== Problem statement ==
Give every line again exactly as it appears, please, but not the pictures.

— Start Supplied data —

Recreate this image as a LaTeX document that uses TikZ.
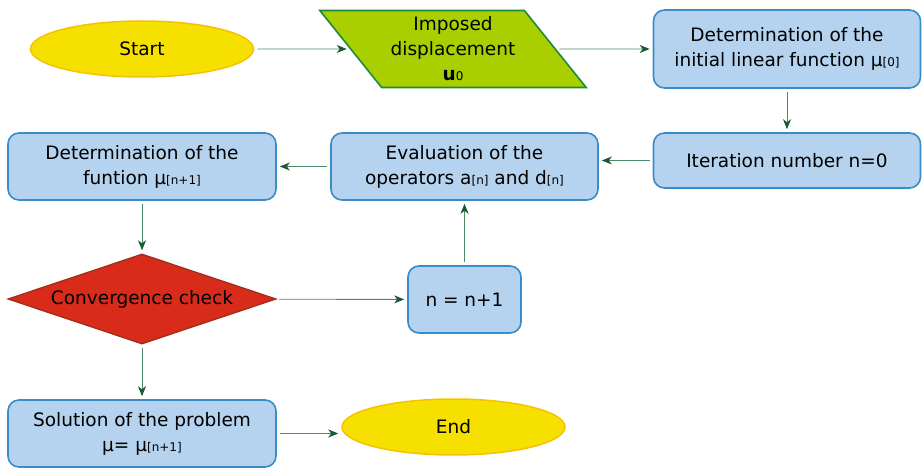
\documentclass[tikz,border=0pt]{standalone}
\usepackage{fontspec}
\setmainfont{DejaVu Sans}
\usetikzlibrary{shapes.geometric,arrows.meta}
\definecolor{termfill}{HTML}{F5E000}
\definecolor{termdraw}{HTML}{F5C200}
\definecolor{iofill}{HTML}{AACF00}
\definecolor{iodraw}{HTML}{1E8A3C}
\definecolor{boxfill}{HTML}{B5D3EE}
\definecolor{boxdraw}{HTML}{3A8CC8}
\definecolor{decfill}{HTML}{D92B1A}
\definecolor{decdraw}{HTML}{A0301C}
\definecolor{lineclr}{HTML}{4A8A66}
\definecolor{tipclr}{HTML}{1A5A34}
\newcommand\lsub[1]{{\fontsize{12}{12}\selectfont #1}}
\begin{document}
\begin{tikzpicture}[x=1pt,y=-1pt,
  every node/.style={font=\fontsize{18.5}{25}\selectfont, align=center, inner sep=0pt},
  term/.style={ellipse, fill=termfill, draw=termdraw, line width=1.5pt, minimum width=223pt, minimum height=56pt},
  iobox/.style={trapezium, trapezium left angle=130, trapezium right angle=50, trapezium stretches=true,
     fill=iofill, draw=iodraw, line width=1.6pt, minimum width=267pt, minimum height=77pt},
  procbox/.style={rectangle, rounded corners=11pt, fill=boxfill, draw=boxdraw, line width=1.6pt},
  decbox/.style={diamond, fill=decfill, draw=decdraw, line width=1.4pt, minimum width=268pt, minimum height=90pt, aspect=2.98},
  flow/.style={draw=lineclr, line width=0.9pt, -{Stealth[length=10pt,width=8pt,inset=3pt,color=tipclr]}, shorten >=3pt, shorten <=3pt}
]
\useasboundingbox (0,0) rectangle (924,470);
\node[term] (start) at (142,49) {Start};
\node[iobox] (imp) at (453,49) {Imposed\\displacement\\\textbf{u}\lsub{0}};
\node[procbox, minimum width=267pt, minimum height=78pt] (init) at (787,49) {Determination of the\\initial linear function μ\lsub{[0]}};
\node[procbox, minimum width=267pt, minimum height=55pt] (iter) at (787,160.5) {Iteration number n=0};
\node[procbox, minimum width=267pt, minimum height=67pt] (eval) at (464.5,166.5) {Evaluation of the\\operators a\lsub{[n]} and d\lsub{[n]}};
\node[procbox, minimum width=268pt, minimum height=67pt] (fun) at (142,166.5) {Determination of the\\funtion μ\lsub{[n+1]}};
\node[decbox] (conv) at (142,299) {\raisebox{-2pt}{Convergence check}};
\node[procbox, minimum width=113pt, minimum height=67pt] (incr) at (464.5,299.5) {n = n+1};
\node[procbox, minimum width=268pt, minimum height=67pt] (sol) at (142,433.5) {Solution of the problem\\μ= μ\lsub{[n+1]}};
\node[term] (end) at (453.5,427) {End};
\draw[flow] (start) -- (imp);
\draw[flow] (imp) -- (init);
\draw[flow] (init) -- (iter);
\draw[flow] (iter.west) -- (eval.east |- iter.west);
\draw[flow] (eval.west |- fun.east) -- (fun.east);
\draw[flow] (fun) -- (conv);
\draw[flow] (conv) -- (incr);
\draw[flow] (incr) -- (eval);
\draw[flow] (conv) -- (sol);
\draw[flow] (sol.east) -- (end.west |- sol.east);
\end{tikzpicture}
\end{document}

— End Supplied data —

== Answer below ==
Recreate this image as a LaTeX document that uses TikZ.
\documentclass[tikz,border=0pt]{standalone}
\usepackage{fontspec}
\setmainfont{DejaVu Sans}
\usetikzlibrary{shapes.geometric,arrows.meta}
\definecolor{termfill}{HTML}{F5E000}
\definecolor{termdraw}{HTML}{F5C200}
\definecolor{iofill}{HTML}{AACF00}
\definecolor{iodraw}{HTML}{1E8A3C}
\definecolor{boxfill}{HTML}{B5D3EE}
\definecolor{boxdraw}{HTML}{3A8CC8}
\definecolor{decfill}{HTML}{D92B1A}
\definecolor{decdraw}{HTML}{A0301C}
\definecolor{lineclr}{HTML}{4A8A66}
\definecolor{tipclr}{HTML}{1A5A34}
\newcommand\lsub[1]{{\fontsize{12}{12}\selectfont #1}}
\begin{document}
\begin{tikzpicture}[x=1pt,y=-1pt,
  every node/.style={font=\fontsize{18.5}{25}\selectfont, align=center, inner sep=0pt},
  term/.style={ellipse, fill=termfill, draw=termdraw, line width=1.5pt, minimum width=223pt, minimum height=56pt},
  iobox/.style={trapezium, trapezium left angle=130, trapezium right angle=50, trapezium stretches=true,
     fill=iofill, draw=iodraw, line width=1.6pt, minimum width=267pt, minimum height=77pt},
  procbox/.style={rectangle, rounded corners=11pt, fill=boxfill, draw=boxdraw, line width=1.6pt},
  decbox/.style={diamond, fill=decfill, draw=decdraw, line width=1.4pt, minimum width=268pt, minimum height=90pt, aspect=2.98},
  flow/.style={draw=lineclr, line width=0.9pt, -{Stealth[length=10pt,width=8pt,inset=3pt,color=tipclr]}, shorten >=3pt, shorten <=3pt}
]
\useasboundingbox (0,0) rectangle (924,470);
\node[term] (start) at (142,49) {Start};
\node[iobox] (imp) at (453,49) {Imposed\\displacement\\\textbf{u}\lsub{0}};
\node[procbox, minimum width=267pt, minimum height=78pt] (init) at (787,49) {Determination of the\\initial linear function μ\lsub{[0]}};
\node[procbox, minimum width=267pt, minimum height=55pt] (iter) at (787,160.5) {Iteration number n=0};
\node[procbox, minimum width=267pt, minimum height=67pt] (eval) at (464.5,166.5) {Evaluation of the\\operators a\lsub{[n]} and d\lsub{[n]}};
\node[procbox, minimum width=268pt, minimum height=67pt] (fun) at (142,166.5) {Determination of the\\funtion μ\lsub{[n+1]}};
\node[decbox] (conv) at (142,299) {\raisebox{-2pt}{Convergence check}};
\node[procbox, minimum width=113pt, minimum height=67pt] (incr) at (464.5,299.5) {n = n+1};
\node[procbox, minimum width=268pt, minimum height=67pt] (sol) at (142,433.5) {Solution of the problem\\μ= μ\lsub{[n+1]}};
\node[term] (end) at (453.5,427) {End};
\draw[flow] (start) -- (imp);
\draw[flow] (imp) -- (init);
\draw[flow] (init) -- (iter);
\draw[flow] (iter.west) -- (eval.east |- iter.west);
\draw[flow] (eval.west |- fun.east) -- (fun.east);
\draw[flow] (fun) -- (conv);
\draw[flow] (conv) -- (incr);
\draw[flow] (incr) -- (eval);
\draw[flow] (conv) -- (sol);
\draw[flow] (sol.east) -- (end.west |- sol.east);
\end{tikzpicture}
\end{document}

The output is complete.